These situations arise when the “how” question arrives with a slightly different intent from normal — and it usually falls into one of two categories.

1. The business question: “Can you teach my sales team to do that?”

This question comes up when someone sees the potential value of what they’ve just witnessed — or at least what they think they’ve witnessed — and starts imagining what it could mean in the real world.

If you could really know what a customer was thinking, or the maximum a client would be willing to pay for your company’s widgets next quarter, that would obviously be incredibly useful.

But here’s the problem: I don’t really read minds.

I use a wide range of techniques to create the illusion of mind reading.

There’s an old saying about people with hammers seeing every problem as a nail. If you’re a skilled business person, it’s very easy to look at what I do and assume I’m using highly refined versions of the skills you use in business — especially in sales and customer relationships.

But the techniques that make a mind-reading show work are nothing like the skills that make a business work.
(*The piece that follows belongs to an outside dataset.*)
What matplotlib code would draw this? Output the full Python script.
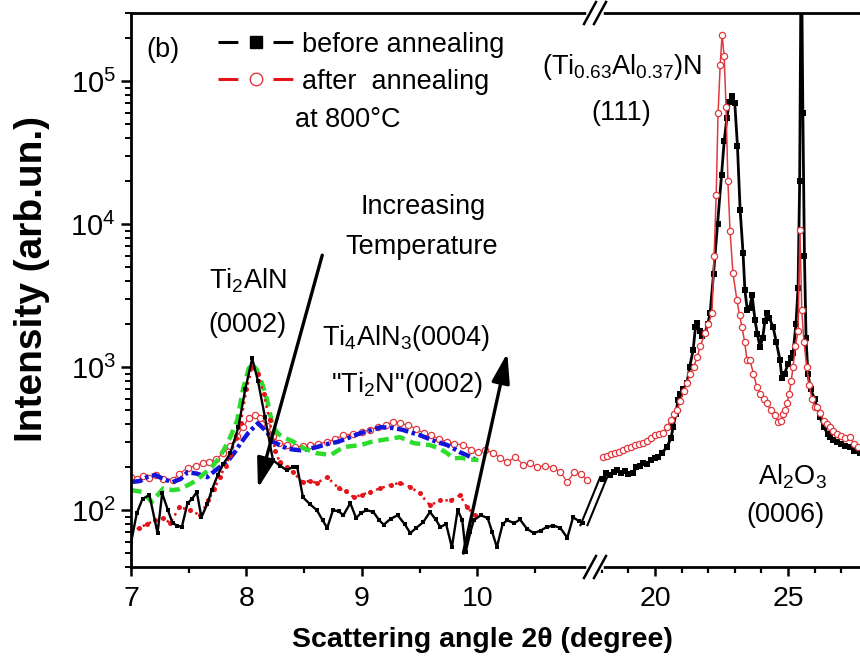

In fact, the only parts of what I do that would transfer cleanly into the real world tend to be skills involving deception, subterfuge and manipulation.

Which means:

  • They simply wouldn’t belong in a healthy business environment
  • They would be unethical
  • And in many cases, used in a business setting, they would almost certainly be illegal

So no — as with almost everyone else who asks me “how”, I don’t teach businesses how to “read minds”.

What I can, and very happily will do, is work with management teams, trainers and facilitators to perform at conferences, team-building events and training sessions. That way, what I do can help inspire people to ask better questions, look at things differently, and take a more open-minded approach to change.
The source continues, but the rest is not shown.